Spartak Gevorgian has got his M.Sc. degree in radio engineering from Polytechnic Institute, Yerevan, Armenia in 1972, PhD (1977) and Dr. Sci. (1991) degrees from Electrical Engineering University, S. Petersburg , Russia. Currently he is a professor at the Department of Microtechnology and Nanoscience, Chalmers University of Technology, Sweden. He also works at Ericsson Research on part time bases. His research focuses on exploration of new materials and physical phenomena for application in agile microwave devices. He authored and co-authored more than 400 articles, papers and patents in the fields of microwave photonics, integrated optics, passive and agile microwave components. Tuneable microwave devices based on ferroelectrics and microwave integrated circuits have been the main subject in the last 10 years both at Chalmers University and Ericsson Research.
Professor Alexander K. Tagantsev received the B.S degree from St. Petersburg State University, in 1974, and Ph.D. degree from Ioffe Physico-Technical Institute, St. Petersburg, Russia, in 1982 in solid state physics. He joined the Ceramics Laboratory of Swiss Federal Institute of Technology (EPFL), Lausanne, Switzerland in 1993. Tagantsev is a theoretician of a broad domain of expertise from ferroelectricity and phonon physics to electrodynamics of superconductors.

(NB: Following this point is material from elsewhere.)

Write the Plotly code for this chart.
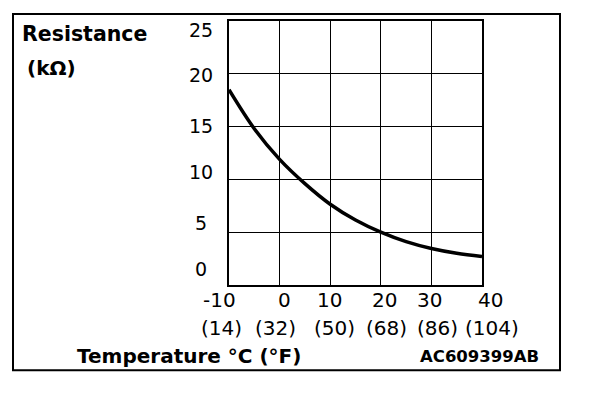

He is the author of key results on the theory of microwave dielectrics loss, dielectric polarization in crystalline materials, and relaxor ferroelectricity. He authored or co-authored more than 200 scientific articles and a comprehensive book on domains in ferroics.
Andrei Vorobiev received his M.Sc. degree in physics of semiconductors and dielectrics from the Gorky State University, Gorky, Russia, in 1986 and Ph.D. degree in physics and mathematics from the Institute for Physics of Microstructures of the Russian Academy of Sciences, Nizhny Novgorod, Russia, in 2000. In 2008 he received title of Associate Professor in physical electronics from the Chalmers University of Technology, Gothenburg, Sweden. He now holds a research chair at the Chalmers University of Technology. His main research interests are in development and application of emerging functional materials and phenomena in microwave devices. Current activities focus on multiferroic and ferroelectric thin films including development of growth processes of thin films, fabrication processes and experimental investigation of microwave devices. Vorobiev and Gevorgian co-authored the book “Ferroelectrics in Microwave Devices, Circuits and Systems”. They are the inventors (patented) of tuneable FBARs based on induced piezoelectric effect.